So far, I’ve tried making three versions of the object abuse collages, with somewhat mixed results. Here’s the first of them – TO SLICE – which feels like one of those instant successes that happen so infrequently — simple, strong, effective.
Random cuts didn’t work for me, but shifting to an approach where the cut removed specific areas such as dark shade or strands of hair was far more successful. In this instant it seems to me the slice operates more in the nature of a drawn line to delineate and edit.
Image choice seems vital.

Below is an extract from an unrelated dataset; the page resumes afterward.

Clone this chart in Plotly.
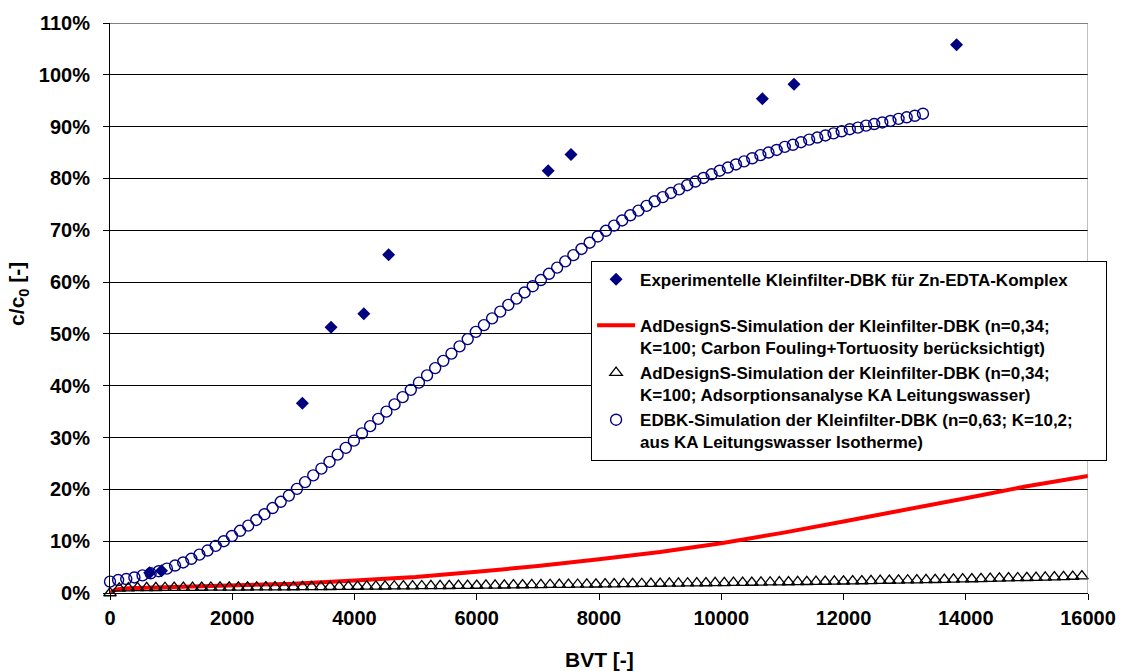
import plotly.graph_objects as go

# ---------------- data ----------------
exp_bvt = [649, 843, 3147, 3617, 4152, 4558, 7169, 7542, 10673, 11190, 13850]
exp_val = [3.9, 4.3, 36.6, 51.3, 53.9, 65.3, 81.5, 84.6, 95.4, 98.2, 105.8]

red_bvt = [0, 100, 300, 1000, 2000, 3000, 4000, 5000, 6000, 7000, 8000, 9000,
           10000, 11000, 12000, 13000, 14000, 15000, 16000]
red_val = [0.0, 0.7, 0.9, 1.1, 1.4, 1.8, 2.4, 3.1, 4.1, 5.2, 6.5, 7.9,
           9.6, 11.6, 13.8, 16.0, 18.3, 20.6, 22.6]

tri_bvt = [0, 150, 300, 450, 600, 750, 900, 1050, 1200, 1350,
           1500, 1650, 1800, 1950, 2100, 2250, 2400, 2550, 2700, 2850,
           3000, 3150, 3300, 3450, 3600, 3750, 3900, 4050, 4200, 4350,
           4500, 4650, 4800, 4950, 5100, 5250, 5400, 5550, 5700, 5850,
           6000, 6150, 6300, 6450, 6600, 6750, 6900, 7050, 7200, 7350,
           7500, 7650, 7800, 7950, 8100, 8250, 8400, 8550, 8700, 8850,
           9000, 9150, 9300, 9450, 9600, 9750, 9900, 10050, 10200, 10350,
           10500, 10650, 10800, 10950, 11100, 11250, 11400, 11550, 11700, 11850,
           12000, 12150, 12300, 12450, 12600, 12750, 12900, 13050, 13200, 13350,
           13500, 13650, 13800, 13950, 14100, 14250, 14400, 14550, 14700, 14850,
           15000, 15150, 15300, 15450, 15600, 15750, 15900]
tri_val = [0.00, 0.90, 0.95, 0.98, 1.00, 1.01, 1.02, 1.03, 1.04, 1.05,
           1.06, 1.07, 1.08, 1.09, 1.10, 1.11, 1.12, 1.13, 1.14, 1.15,
           1.16, 1.17, 1.19, 1.20, 1.21, 1.23, 1.24, 1.25, 1.27, 1.28,
           1.30, 1.31, 1.33, 1.34, 1.36, 1.37, 1.39, 1.40, 1.42, 1.44,
           1.45, 1.47, 1.49, 1.50, 1.52, 1.54, 1.56, 1.58, 1.60, 1.61,
           1.63, 1.65, 1.67, 1.69, 1.71, 1.73, 1.75, 1.77, 1.79, 1.81,
           1.83, 1.85, 1.87, 1.89, 1.91, 1.93, 1.95, 1.97, 1.99, 2.01,
           2.03, 2.06, 2.08, 2.10, 2.12, 2.15, 2.17, 2.19, 2.22, 2.24,
           2.27, 2.29, 2.32, 2.35, 2.38, 2.41, 2.44, 2.47, 2.50, 2.53,
           2.56, 2.60, 2.63, 2.67, 2.70, 2.74, 2.78, 2.82, 2.86, 2.90,
           2.94, 2.98, 3.03, 3.08, 3.13, 3.18, 3.25]

circ_bvt = [0, 133, 266, 399, 532, 665, 798, 931, 1064, 1197,
            1330, 1463, 1596, 1729, 1862, 1995, 2128, 2261, 2394, 2527,
            2660, 2793, 2926, 3059, 3192, 3325, 3458, 3591, 3724, 3857,
            3990, 4123, 4256, 4389, 4522, 4655, 4788, 4921, 5054, 5187,
            5320, 5453, 5586, 5719, 5852, 5985, 6118, 6251, 6384, 6517,
            6650, 6783, 6916, 7049, 7182, 7315, 7448, 7581, 7714, 7847,
            7980, 8113, 8246, 8379, 8512, 8645, 8778, 8911, 9044, 9177,
            9310, 9443, 9576, 9709, 9842, 9975, 10108, 10241, 10374, 10507,
            10640, 10773, 10906, 11039, 11172, 11305, 11438, 11571, 11704, 11837,
            11970, 12103, 12236, 12369, 12502, 12635, 12768, 12901, 13034, 13167,
            13300]
circ_val = [2.2, 2.5, 2.7, 3.0, 3.4, 3.8, 4.2, 4.7, 5.3, 5.9,
            6.6, 7.4, 8.2, 9.1, 10.0, 11.0, 12.0, 13.0, 14.1, 15.2,
            16.4, 17.6, 18.8, 20.1, 21.4, 22.7, 24.0, 25.3, 26.7, 28.0,
            29.4, 30.8, 32.2, 33.6, 35.0, 36.4, 37.8, 39.2, 40.6, 42.0,
            43.4, 44.8, 46.2, 47.6, 49.0, 50.4, 51.7, 53.0, 54.3, 55.6,
            56.8, 58.0, 59.2, 60.4, 61.6, 62.8, 64.0, 65.2, 66.4, 67.6,
            68.8, 69.9, 70.9, 71.9, 72.9, 73.8, 74.7, 75.6, 76.4, 77.2,
            77.9, 78.7, 79.4, 80.1, 80.8, 81.5, 82.1, 82.7, 83.3, 83.9,
            84.5, 85.0, 85.5, 86.1, 86.5, 87.0, 87.5, 87.9, 88.3, 88.7,
            89.1, 89.5, 89.8, 90.2, 90.5, 90.8, 91.1, 91.5, 91.8, 92.1,
            92.5]

x_ticks = [0, 2000, 4000, 6000, 8000, 10000, 12000, 14000, 16000]
y_ticks = [0, 10, 20, 30, 40, 50, 60, 70, 80, 90, 100, 110]
y_ticklabels = [f"{v}%" for v in y_ticks]

names = [
    "Experimentelle Kleinfilter-DBK für Zn-EDTA-Komplex",
    "AdDesignS-Simulation der Kleinfilter-DBK (n=0,34;<br>K=100; Carbon Fouling+Tortuosity berücksichtigt)",
    "AdDesignS-Simulation der Kleinfilter-DBK (n=0,34;<br>K=100; Adsorptionsanalyse KA Leitungswasser)",
    "EDBK-Simulation der Kleinfilter-DBK (n=0,63; K=10,2;" + "&nbsp;" * 6
    + "<br>aus KA Leitungswasser Isotherme)",
]

NAVY = "#000080"
FONT = "Liberation Sans, Arial, sans-serif"

fig = go.Figure()

fig.add_trace(go.Scatter(
    x=circ_bvt, y=circ_val, mode="markers", name=names[3], legendrank=4, legendgroup="sim",
    marker=dict(symbol="circle-open", size=11, color=NAVY, line=dict(width=1.4, color=NAVY)),
    cliponaxis=False))

fig.add_trace(go.Scatter(
    x=red_bvt, y=red_val, mode="lines", name=names[1], legendrank=2, legendgroup="sim",
    line=dict(color="#FF0000", width=4)))

fig.add_trace(go.Scatter(
    x=tri_bvt, y=tri_val, mode="markers", name=names[2], legendrank=3, legendgroup="sim",
    marker=dict(symbol="triangle-up-open", size=11, color="#000000", line=dict(width=1.3, color="#000000")),
    cliponaxis=False))

fig.add_trace(go.Scatter(
    x=exp_bvt, y=exp_val, mode="markers", name=names[0], legendrank=1, legendgroup="exp",
    marker=dict(symbol="diamond", size=10, color=NAVY, line=dict(width=0)),
    cliponaxis=False))

fig.update_layout(
    width=1128, height=671,
    margin=dict(l=110, r=34, t=22, b=78),
    paper_bgcolor="white", plot_bgcolor="white",
    font=dict(family=FONT, size=19, color="black", weight="bold"),
    showlegend=True,
    legend=dict(
        x=0.4919, y=0.583, xanchor="left", yanchor="top",
        bgcolor="white", bordercolor="#000000", borderwidth=1,
        font=dict(family=FONT, size=17, color="black", weight="bold"),
        valign="top", traceorder="grouped", tracegroupgap=21,
        itemwidth=38,
    ),
    xaxis=dict(
        range=[0, 16000], tickvals=x_ticks, ticktext=[str(v) for v in x_ticks],
        ticks="outside", ticklen=6, tickcolor="black", tickwidth=1,
        showline=True, linecolor="black", linewidth=1, showgrid=False, zeroline=False,
        tickfont=dict(family=FONT, size=20, color="black", weight="bold"),
        ticklabelstandoff=1,
    ),
    yaxis=dict(
        range=[0, 110], tickvals=y_ticks, ticktext=y_ticklabels,
        ticks="outside", ticklen=6, tickcolor="black", tickwidth=1,
        showline=True, linecolor="black", linewidth=1,
        showgrid=True, gridcolor="#000000", gridwidth=1, zeroline=False,
        tickfont=dict(family=FONT, size=20, color="black", weight="bold"),
        ticklabelstandoff=9,
    ),
    shapes=[
        dict(type="line", xref="x", yref="y", x0=0, x1=16000, y0=110, y1=110,
             line=dict(color="#808080", width=2), layer="above"),
        dict(type="line", xref="x", yref="y", x0=16000, x1=16000, y0=0, y1=110,
             line=dict(color="#808080", width=1), layer="above"),
    ],
    annotations=[
        dict(text="BVT [-]", xref="paper", yref="paper", x=0.5, y=-0.117,
             xanchor="center", yanchor="middle", showarrow=False,
             font=dict(family=FONT, size=21, color="black", weight="bold")),
        dict(text="c/c<sub>0</sub> [-]", xref="paper", yref="paper", x=-0.0935, y=0.524,
             xanchor="center", yanchor="middle", showarrow=False, textangle=-90,
             font=dict(family=FONT, size=21, color="black", weight="bold")),
    ],
)

fig.write_html("out.html")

The approach didn’t work on another image pairing I tried but this one seems ideal as both the coloured and black and white images have sufficient details to trigger the cuts.
What remains doesn’t need to be fixed down and in the example shown here I’ve clipped it to a mirrored surface. Although this isn’t easy to capture in a photograph, this allows the paper layers to move slightly, giving them 3-dimensionality.
Use of clips allows / encourages re-arrangement and also confers the risk things may fall apart — something that fits well with the conceptual thinking behind the work. The clips work well but I might test alternative models — stainless steel bull-dog clips or the more streamlined Rapesco Supaclip system.
Use of the mirror as a support surface allows reflection to subtly pull both viewer and surroundings into the image, creating an ever-shifting reality.